A novel Instance Correlation Graph for Unsupervised Domain Adaptation is proposed in the study by Wu and Ling et al., referred as ICGDA, which is trained end-to-end by jointly optimizing three types of losses, i.e., Supervised Classification loss, Centroid Alignment loss, and ICG Alignment loss, respectively. Mugnai et al. introduce a Semi-Supervised Learning (SSL) method which leverages ideas from adversarial entropy optimization and second-order pooling. Their main goal is to reduce the prohibitive annotation cost of FGVC according to the SSL setting. Luo et al. propose a novel self-supervised method, called Exploring Relations in Untrimmed Videos (ERUV), which can be straightforwardly applied to untrimmed videos to learn spatio-temporal features.

Finally, Wang et al. propose an efficient crowd counting neural architecture search framework to search efficient crowd counting network structures. A novel search from pre-trained strategy enables their cross-task architecture search to efficiently explore the large and flexible search space. Li et al. formulate the video summarization as a hierarchical refining process. They propose a hierarchical summarization network with deep Q-learning (HQSN) to achieve the refining process and explore temporal dependency. Besides, they collect a new dataset that consists of structured game videos with fine-grained actions and importance annotations.

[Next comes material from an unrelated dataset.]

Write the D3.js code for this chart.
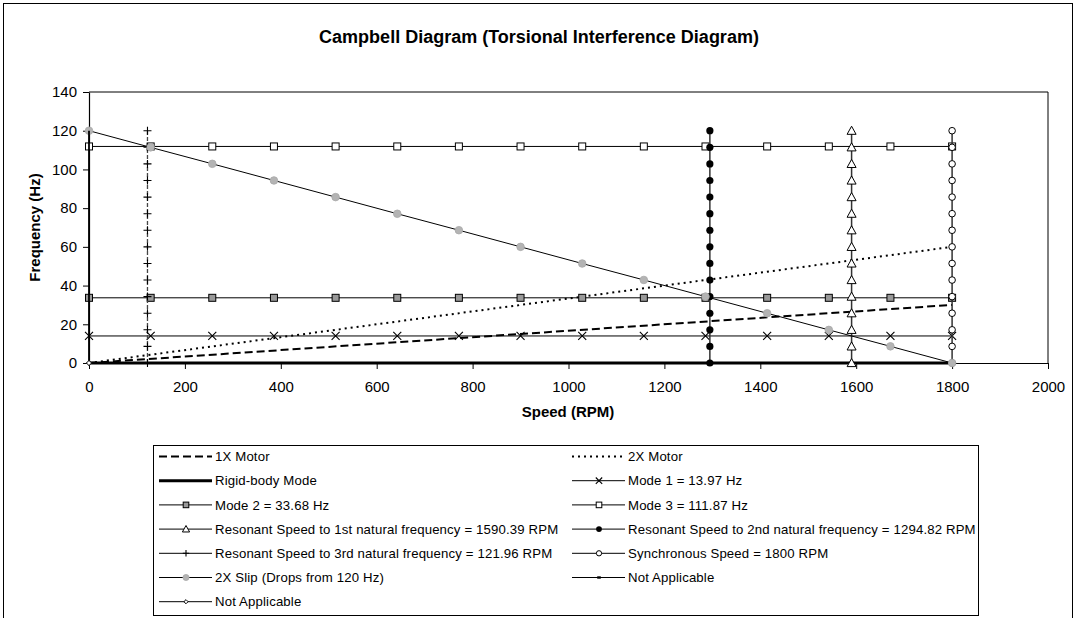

To summarize, those papers have illustrated the effectiveness of self-supervised learning, semi-supervised learning, transfer learning, reinforcement learning, as well as neural architecture search in FGVRID tasks, respectively. This Special Issue may benefit broader readers of researchers, practitioners, and students who are interested in FGVRID. We would like to thank the authors for their contributions to this Special Issue. We also thank the journal—ACM Transactions on Multimedia Computing, Communications, and Applications—for their support!